Judith Rubin, former president and chairman of the 92nd Street Y, who served as commissioner for protocol in the Dinkins administration and remained a good friend of the mayor, recalled his presence as a boss. 

“I was a city-government novice, but he trusted me to level with him and to stay the course,” Rubin told JI on Tuesday. “It was on-the-job-training as I learned to advise him on which visits were worth his valuable time, and to brief him for them. He usually had lunch in his private office in City Hall and often would call me and say, ‘What are you doing? Come talk to me.’ I’d drop everything and make the five-minute trip to his office.”

Rubin noted the welcome ceremony for Nelson Mandela in 1990 — during Mandela’s first visit to the U.S. after his release from prison in South Africa — as one of the highlights of her work. “Those years weren’t easy, but I wouldn’t have traded them for anything,” she said. 

Rubin, who first met Dinkins when he came to speak as borough president at a seniors program hosted by the 92Y, called Dinkins “my mayor” and “a gentleman whose contributions to the city were significant and numerous.”

Professor Ester Fuchs, director of the urban and social policy program at Columbia University’s School of International and Public Affairs, was part of a group of academics who endorsed Dinkins for his second term. Fuchs didn’t meet Dinkins until after his loss, when she helped the former mayor become a professor at Columbia. In 1995, Fuchs helped organize the David N. Dinkins Leadership in Public Policy Forum. 

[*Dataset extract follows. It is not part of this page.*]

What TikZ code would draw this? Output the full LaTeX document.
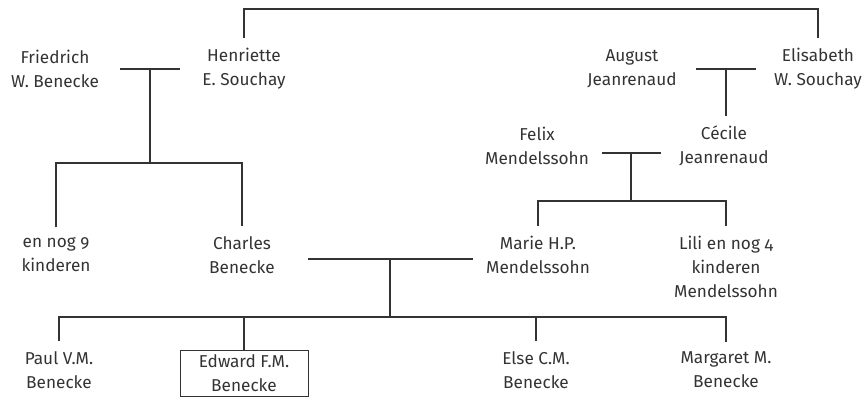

Dinkins once invited Fuchs to the apartment he shared with his wife, Joyce, she recounted. When Fuchs arrived, Dinkins was not home; Joyce explained that the former mayor had gone out shopping. Dinkins returned with a shopping bag of paper plates and plastic utensils because, he told her, he wanted her to feel comfortable as an observant Jew to eat in his home. “He was such a deeply caring and gracious person and he really wanted me to be comfortable,” Fuchs recalled. “To me, it’s emblematic of who he was as a person.”